-- Start --
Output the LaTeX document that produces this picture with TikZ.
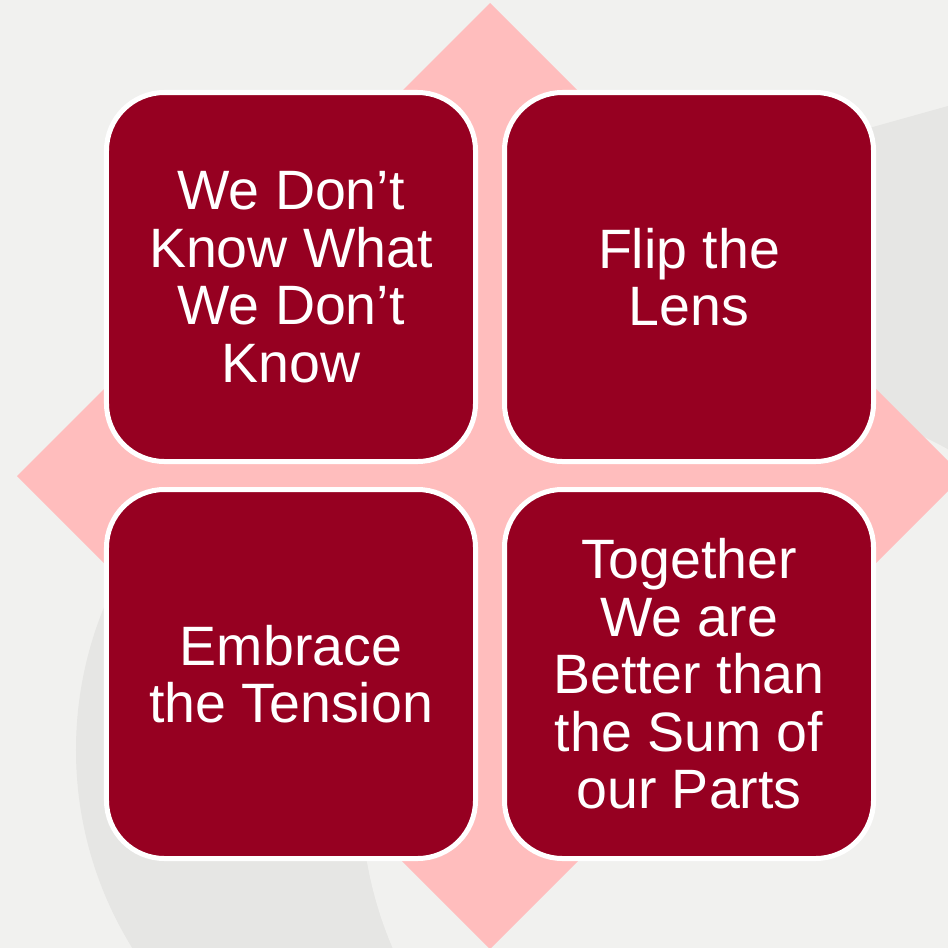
\documentclass[tikz,border=0pt]{standalone}
\usepackage{fontspec}
\setmainfont{Liberation Sans}
\definecolor{bgcol}{HTML}{F1F1EF}
\definecolor{ringgray}{HTML}{E6E6E4}
\definecolor{diapink}{HTML}{FFBDBD}
\definecolor{boxred}{HTML}{960021}
\begin{document}
\begin{tikzpicture}[x=1bp,y=-1bp,
  box/.style={rectangle, rounded corners=58bp, draw=white, line width=5bp,
    fill=boxred, minimum width=369bp, minimum height=369bp, text=white,
    align=center, inner sep=0pt, font=\fontsize{55.5bp}{57.5bp}\selectfont}]
\useasboundingbox (0,0) rectangle (948,948);
\begin{scope}
  \clip (0,0) rectangle (948,948);
  \fill[bgcol] (0,0) rectangle (948,948);
  \fill[ringgray] (452,750) circle[radius=376bp];
  \fill[ringgray] (830,139) -- (948,106) -- (948,560) -- (830,560) -- cycle;
  \fill[bgcol] (755,793) circle[radius=394bp];
  \fill[diapink] (490,3) -- (963,476) -- (490,949) -- (17,476) -- cycle;
\end{scope}
\node[box] (tl) at (291,277) {We Don’t\\Know What\\We Don’t\\Know};
\node[box] (tr) at (689,277) {Flip the\\Lens};
\node[box] (bl) at (291,674) {Embrace\\the Tension};
\node[box] (br) at (689,674) {Together\\We are\\Better than\\the Sum of\\our Parts};
\end{tikzpicture}
\end{document}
-- End --
**What is asked:**
Your task is to repeat the data above exactly while excluding the pictures.

**Exercise result:**
Output the LaTeX document that produces this picture with TikZ.
\documentclass[tikz,border=0pt]{standalone}
\usepackage{fontspec}
\setmainfont{Liberation Sans}
\definecolor{bgcol}{HTML}{F1F1EF}
\definecolor{ringgray}{HTML}{E6E6E4}
\definecolor{diapink}{HTML}{FFBDBD}
\definecolor{boxred}{HTML}{960021}
\begin{document}
\begin{tikzpicture}[x=1bp,y=-1bp,
  box/.style={rectangle, rounded corners=58bp, draw=white, line width=5bp,
    fill=boxred, minimum width=369bp, minimum height=369bp, text=white,
    align=center, inner sep=0pt, font=\fontsize{55.5bp}{57.5bp}\selectfont}]
\useasboundingbox (0,0) rectangle (948,948);
\begin{scope}
  \clip (0,0) rectangle (948,948);
  \fill[bgcol] (0,0) rectangle (948,948);
  \fill[ringgray] (452,750) circle[radius=376bp];
  \fill[ringgray] (830,139) -- (948,106) -- (948,560) -- (830,560) -- cycle;
  \fill[bgcol] (755,793) circle[radius=394bp];
  \fill[diapink] (490,3) -- (963,476) -- (490,949) -- (17,476) -- cycle;
\end{scope}
\node[box] (tl) at (291,277) {We Don’t\\Know What\\We Don’t\\Know};
\node[box] (tr) at (689,277) {Flip the\\Lens};
\node[box] (bl) at (291,674) {Embrace\\the Tension};
\node[box] (br) at (689,674) {Together\\We are\\Better than\\the Sum of\\our Parts};
\end{tikzpicture}
\end{document}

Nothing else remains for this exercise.